Most individuals will experience what it is like to be a caregiver at some point in their lives. For some, it will be providing care for a grandparent, parent, or partner. For others, a close friend, neighbor, or child. In 2020, nearly 53 million individuals in the United States served as a caregiver.
Caregiving can be an incredibly rewarding role to play in someone else’s life. Helping with daily activities, offering companionship, and being there for them when they really need the support is an enriching experience. It can also be incredibly challenging. The CDC (Centers for Disease Prevention) has found that nearly 53% of caregivers experience a negative impact on their health that impacts their ability to provide care. While caregivers are occupied providing support to those who need it, they often neglect their own health in the meantime.
It’s important to be able to recognize when a caregiver might need additional support. Signs of stress include feeling burdened, feeling overly tired, becoming easily angered, losing interest in normal activities, having frequent headaches, abusing alcohol or drugs, and missing medical appointments, to name a few.

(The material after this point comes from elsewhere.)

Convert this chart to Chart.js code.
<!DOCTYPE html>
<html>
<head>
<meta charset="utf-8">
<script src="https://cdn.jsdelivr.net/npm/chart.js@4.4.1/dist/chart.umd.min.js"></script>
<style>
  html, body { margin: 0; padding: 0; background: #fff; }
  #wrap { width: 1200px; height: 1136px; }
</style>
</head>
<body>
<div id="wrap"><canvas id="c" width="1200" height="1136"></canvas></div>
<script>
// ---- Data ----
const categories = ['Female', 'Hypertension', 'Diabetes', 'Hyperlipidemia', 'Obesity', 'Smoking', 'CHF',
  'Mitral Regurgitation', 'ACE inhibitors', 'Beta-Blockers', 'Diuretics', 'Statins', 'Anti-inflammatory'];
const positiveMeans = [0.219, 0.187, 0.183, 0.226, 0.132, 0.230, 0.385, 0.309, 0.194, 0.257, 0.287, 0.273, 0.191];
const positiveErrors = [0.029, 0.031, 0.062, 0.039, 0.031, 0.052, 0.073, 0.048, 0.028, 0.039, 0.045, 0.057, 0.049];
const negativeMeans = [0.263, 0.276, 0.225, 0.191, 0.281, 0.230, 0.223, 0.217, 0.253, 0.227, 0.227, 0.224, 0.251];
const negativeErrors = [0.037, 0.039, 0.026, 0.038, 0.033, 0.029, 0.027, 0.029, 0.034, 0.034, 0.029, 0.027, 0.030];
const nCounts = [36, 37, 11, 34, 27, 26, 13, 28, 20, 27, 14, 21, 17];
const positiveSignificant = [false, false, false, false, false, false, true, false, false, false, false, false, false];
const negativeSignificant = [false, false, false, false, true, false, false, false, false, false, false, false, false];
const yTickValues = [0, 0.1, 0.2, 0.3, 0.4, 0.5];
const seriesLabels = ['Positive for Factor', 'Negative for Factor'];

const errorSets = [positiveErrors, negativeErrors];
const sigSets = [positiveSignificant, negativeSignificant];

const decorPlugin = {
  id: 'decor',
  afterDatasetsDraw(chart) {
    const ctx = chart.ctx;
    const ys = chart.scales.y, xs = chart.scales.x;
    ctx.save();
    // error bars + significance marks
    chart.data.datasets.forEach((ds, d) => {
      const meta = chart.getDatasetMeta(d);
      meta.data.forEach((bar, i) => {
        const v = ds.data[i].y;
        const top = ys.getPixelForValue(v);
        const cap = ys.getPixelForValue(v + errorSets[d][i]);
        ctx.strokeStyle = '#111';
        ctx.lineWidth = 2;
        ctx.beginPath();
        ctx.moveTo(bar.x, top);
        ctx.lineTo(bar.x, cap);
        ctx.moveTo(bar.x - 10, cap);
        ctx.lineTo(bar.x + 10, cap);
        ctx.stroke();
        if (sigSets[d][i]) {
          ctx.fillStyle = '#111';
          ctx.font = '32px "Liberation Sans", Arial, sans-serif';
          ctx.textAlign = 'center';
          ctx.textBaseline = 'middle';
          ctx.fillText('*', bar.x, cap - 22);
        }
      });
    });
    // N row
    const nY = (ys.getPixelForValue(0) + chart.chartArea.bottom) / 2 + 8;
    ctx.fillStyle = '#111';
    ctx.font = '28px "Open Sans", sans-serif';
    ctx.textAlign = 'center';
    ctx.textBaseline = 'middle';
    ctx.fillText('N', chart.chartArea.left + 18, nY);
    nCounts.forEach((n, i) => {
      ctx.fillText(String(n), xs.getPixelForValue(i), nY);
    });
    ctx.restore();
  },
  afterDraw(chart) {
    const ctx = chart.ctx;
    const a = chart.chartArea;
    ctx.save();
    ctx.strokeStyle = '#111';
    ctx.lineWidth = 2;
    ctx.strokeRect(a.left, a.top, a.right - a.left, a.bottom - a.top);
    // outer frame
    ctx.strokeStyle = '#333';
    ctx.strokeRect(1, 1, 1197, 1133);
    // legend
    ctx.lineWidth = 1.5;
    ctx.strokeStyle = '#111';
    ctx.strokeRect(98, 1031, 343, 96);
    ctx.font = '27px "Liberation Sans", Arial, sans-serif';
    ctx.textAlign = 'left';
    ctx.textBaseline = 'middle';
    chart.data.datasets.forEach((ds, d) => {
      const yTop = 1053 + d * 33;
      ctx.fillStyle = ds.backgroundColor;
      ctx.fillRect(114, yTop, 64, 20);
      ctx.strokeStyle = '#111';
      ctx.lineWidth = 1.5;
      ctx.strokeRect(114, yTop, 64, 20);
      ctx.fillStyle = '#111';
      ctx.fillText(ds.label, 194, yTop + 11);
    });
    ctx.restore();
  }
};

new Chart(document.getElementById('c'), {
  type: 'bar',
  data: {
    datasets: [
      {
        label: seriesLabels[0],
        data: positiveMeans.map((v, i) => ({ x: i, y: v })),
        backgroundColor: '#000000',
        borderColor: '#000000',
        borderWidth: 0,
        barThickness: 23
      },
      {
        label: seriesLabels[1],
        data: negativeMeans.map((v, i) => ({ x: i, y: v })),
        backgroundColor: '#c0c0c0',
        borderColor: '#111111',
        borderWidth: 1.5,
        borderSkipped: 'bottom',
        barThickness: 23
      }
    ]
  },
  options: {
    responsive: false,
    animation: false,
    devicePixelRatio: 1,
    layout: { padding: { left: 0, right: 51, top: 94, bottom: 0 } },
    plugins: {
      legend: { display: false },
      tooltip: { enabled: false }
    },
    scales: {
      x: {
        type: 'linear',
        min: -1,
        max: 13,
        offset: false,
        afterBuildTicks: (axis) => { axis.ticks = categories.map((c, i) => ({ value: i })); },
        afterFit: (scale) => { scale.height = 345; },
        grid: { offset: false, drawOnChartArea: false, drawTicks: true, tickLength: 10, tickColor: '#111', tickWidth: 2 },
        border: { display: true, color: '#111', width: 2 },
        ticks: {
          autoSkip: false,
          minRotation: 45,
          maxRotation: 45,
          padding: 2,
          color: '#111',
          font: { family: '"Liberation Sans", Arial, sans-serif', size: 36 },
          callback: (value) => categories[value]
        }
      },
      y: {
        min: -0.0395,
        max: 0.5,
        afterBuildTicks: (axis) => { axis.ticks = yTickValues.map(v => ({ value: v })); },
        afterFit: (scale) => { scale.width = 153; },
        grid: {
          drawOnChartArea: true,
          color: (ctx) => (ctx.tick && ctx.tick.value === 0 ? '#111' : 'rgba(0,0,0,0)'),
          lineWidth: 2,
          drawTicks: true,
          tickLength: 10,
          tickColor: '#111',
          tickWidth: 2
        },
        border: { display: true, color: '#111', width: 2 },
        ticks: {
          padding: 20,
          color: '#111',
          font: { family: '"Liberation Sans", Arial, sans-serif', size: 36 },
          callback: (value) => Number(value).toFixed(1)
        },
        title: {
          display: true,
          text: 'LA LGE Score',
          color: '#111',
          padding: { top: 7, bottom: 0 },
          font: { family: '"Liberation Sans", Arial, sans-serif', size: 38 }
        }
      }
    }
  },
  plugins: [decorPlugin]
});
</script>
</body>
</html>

If you know or love someone who serves as a caregiver, you may wonder what you can do to help support them. Here are four ideas to get you started:
Caregivers spend most of their time focused on the needs of the person they are responsible for providing care to. Offering to go grocery shopping, cook a meal, clean their home, handle a few loads of laundry, or run errands can provide caregivers with much-needed relief.

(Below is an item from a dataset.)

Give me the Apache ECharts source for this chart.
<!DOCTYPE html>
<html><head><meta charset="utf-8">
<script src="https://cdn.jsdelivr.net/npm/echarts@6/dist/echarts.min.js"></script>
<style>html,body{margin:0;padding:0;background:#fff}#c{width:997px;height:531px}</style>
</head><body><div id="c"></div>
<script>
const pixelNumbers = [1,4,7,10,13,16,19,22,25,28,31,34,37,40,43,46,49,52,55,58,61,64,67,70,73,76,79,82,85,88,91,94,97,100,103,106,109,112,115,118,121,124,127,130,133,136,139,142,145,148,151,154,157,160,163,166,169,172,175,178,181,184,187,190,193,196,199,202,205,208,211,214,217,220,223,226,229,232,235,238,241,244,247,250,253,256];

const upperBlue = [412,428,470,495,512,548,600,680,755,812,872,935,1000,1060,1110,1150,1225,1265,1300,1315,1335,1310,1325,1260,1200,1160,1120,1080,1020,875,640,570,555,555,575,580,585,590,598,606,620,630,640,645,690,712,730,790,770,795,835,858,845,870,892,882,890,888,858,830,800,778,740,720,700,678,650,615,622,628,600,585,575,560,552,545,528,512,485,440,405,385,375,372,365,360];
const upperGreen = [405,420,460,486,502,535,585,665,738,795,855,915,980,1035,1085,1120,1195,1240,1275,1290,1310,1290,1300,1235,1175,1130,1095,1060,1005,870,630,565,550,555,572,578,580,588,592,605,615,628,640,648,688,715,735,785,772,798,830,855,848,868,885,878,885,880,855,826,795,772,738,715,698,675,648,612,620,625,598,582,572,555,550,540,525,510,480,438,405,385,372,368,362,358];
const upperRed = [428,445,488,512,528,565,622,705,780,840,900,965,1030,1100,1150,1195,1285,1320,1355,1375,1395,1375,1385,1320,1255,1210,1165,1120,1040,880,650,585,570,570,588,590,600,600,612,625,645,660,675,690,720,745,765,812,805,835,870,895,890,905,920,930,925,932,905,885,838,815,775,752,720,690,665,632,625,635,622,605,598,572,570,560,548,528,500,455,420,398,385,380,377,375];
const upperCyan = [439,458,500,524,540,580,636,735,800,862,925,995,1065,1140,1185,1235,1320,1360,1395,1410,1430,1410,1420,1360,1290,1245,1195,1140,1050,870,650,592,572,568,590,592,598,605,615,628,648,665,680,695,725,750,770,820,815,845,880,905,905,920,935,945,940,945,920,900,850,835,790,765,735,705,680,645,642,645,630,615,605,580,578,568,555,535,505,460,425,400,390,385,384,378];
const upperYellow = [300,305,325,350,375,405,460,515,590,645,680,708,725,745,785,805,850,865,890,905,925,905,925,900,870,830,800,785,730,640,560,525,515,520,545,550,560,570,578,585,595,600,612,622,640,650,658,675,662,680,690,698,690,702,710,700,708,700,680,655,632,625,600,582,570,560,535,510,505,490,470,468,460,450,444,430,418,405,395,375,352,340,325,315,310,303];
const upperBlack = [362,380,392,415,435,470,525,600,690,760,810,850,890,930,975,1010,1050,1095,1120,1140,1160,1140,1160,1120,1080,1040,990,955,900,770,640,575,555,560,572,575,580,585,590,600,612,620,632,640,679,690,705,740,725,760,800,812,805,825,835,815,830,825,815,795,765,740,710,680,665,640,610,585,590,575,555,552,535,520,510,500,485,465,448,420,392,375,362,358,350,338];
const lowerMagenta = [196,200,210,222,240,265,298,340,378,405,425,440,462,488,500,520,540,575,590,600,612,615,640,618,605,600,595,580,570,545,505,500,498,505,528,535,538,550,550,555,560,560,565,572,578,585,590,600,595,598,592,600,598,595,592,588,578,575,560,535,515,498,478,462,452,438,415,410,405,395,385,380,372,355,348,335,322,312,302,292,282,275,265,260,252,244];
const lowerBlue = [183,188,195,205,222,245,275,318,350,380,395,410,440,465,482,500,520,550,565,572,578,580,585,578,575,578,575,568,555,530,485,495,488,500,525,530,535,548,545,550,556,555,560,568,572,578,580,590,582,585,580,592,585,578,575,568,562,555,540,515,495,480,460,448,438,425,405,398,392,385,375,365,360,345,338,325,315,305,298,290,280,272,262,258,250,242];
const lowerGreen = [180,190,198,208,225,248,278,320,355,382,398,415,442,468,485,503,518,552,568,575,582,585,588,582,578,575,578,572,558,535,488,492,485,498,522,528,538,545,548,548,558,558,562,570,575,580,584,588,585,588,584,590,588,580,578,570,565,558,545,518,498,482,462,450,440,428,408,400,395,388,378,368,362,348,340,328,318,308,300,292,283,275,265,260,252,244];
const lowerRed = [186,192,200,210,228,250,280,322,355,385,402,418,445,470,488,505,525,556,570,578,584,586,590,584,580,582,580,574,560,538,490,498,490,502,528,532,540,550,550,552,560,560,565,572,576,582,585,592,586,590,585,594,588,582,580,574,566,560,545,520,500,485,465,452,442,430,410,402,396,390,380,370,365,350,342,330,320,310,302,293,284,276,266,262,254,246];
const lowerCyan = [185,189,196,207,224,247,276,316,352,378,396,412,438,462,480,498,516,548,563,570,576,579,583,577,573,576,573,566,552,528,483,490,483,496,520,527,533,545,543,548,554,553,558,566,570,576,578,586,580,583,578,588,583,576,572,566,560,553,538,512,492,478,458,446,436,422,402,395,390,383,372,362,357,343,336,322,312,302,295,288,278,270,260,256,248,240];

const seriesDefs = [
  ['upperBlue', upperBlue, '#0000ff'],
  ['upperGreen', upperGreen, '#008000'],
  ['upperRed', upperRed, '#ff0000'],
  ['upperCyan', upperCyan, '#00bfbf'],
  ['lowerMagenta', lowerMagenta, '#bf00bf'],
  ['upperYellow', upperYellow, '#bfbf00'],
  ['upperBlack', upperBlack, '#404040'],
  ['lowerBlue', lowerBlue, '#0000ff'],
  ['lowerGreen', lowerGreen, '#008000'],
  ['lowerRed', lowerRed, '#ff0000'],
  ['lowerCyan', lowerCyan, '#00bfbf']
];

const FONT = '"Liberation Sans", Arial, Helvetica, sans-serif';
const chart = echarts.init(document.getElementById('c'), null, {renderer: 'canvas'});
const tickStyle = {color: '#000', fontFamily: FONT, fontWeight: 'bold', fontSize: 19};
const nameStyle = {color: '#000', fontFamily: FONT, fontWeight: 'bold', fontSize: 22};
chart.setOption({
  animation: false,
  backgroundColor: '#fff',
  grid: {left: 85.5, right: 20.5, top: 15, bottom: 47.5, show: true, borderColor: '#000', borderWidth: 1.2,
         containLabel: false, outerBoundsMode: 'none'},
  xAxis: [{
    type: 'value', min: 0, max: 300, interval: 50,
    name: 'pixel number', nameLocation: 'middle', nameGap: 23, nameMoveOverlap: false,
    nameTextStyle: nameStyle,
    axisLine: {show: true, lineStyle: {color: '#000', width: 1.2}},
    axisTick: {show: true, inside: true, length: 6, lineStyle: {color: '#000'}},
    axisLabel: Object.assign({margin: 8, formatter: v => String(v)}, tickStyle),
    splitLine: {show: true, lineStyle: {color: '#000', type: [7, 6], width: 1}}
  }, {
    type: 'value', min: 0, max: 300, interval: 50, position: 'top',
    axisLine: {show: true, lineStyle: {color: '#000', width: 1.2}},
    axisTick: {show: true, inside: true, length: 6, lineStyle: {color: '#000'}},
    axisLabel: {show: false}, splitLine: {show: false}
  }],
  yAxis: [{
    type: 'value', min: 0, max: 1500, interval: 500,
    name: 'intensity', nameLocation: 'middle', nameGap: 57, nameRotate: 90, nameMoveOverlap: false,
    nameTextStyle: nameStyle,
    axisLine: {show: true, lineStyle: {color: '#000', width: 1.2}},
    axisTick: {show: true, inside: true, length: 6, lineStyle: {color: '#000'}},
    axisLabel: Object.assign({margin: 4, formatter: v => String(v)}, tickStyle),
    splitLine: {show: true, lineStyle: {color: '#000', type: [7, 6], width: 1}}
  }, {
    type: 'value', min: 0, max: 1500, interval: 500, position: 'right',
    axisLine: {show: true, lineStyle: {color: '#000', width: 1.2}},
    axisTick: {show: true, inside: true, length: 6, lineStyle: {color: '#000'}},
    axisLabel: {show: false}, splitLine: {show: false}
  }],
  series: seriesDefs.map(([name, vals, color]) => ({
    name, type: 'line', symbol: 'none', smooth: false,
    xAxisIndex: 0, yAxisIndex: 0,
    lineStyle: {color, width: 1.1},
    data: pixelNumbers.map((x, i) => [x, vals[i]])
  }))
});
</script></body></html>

Giving a caregiver the opportunity to take a break fully away from the requirements of their caregiving is respite. This could mean watching the individual for a few hours, a whole day, or even a weekend while the caregiver has the opportunity to rest and recharge.
Caregivers may need emotional support, encouragement, and validation as they endure the day-to-day challenges of providing care. Consider sending a thoughtful note in the mail, making a phone call, or stopping by to spend some time with them.
It’s likely that caregivers may experience frustration, stress, and emotional exhaustion. Offering them a confidential space to share their feelings and concerns without judgment can make a big difference.
Keep in mind that every person’s needs are unique, so it is important to check in with them to see what would offer the most relief to them. For more resources for caregiving, check out the Elder Care Locator or your local Area on Aging.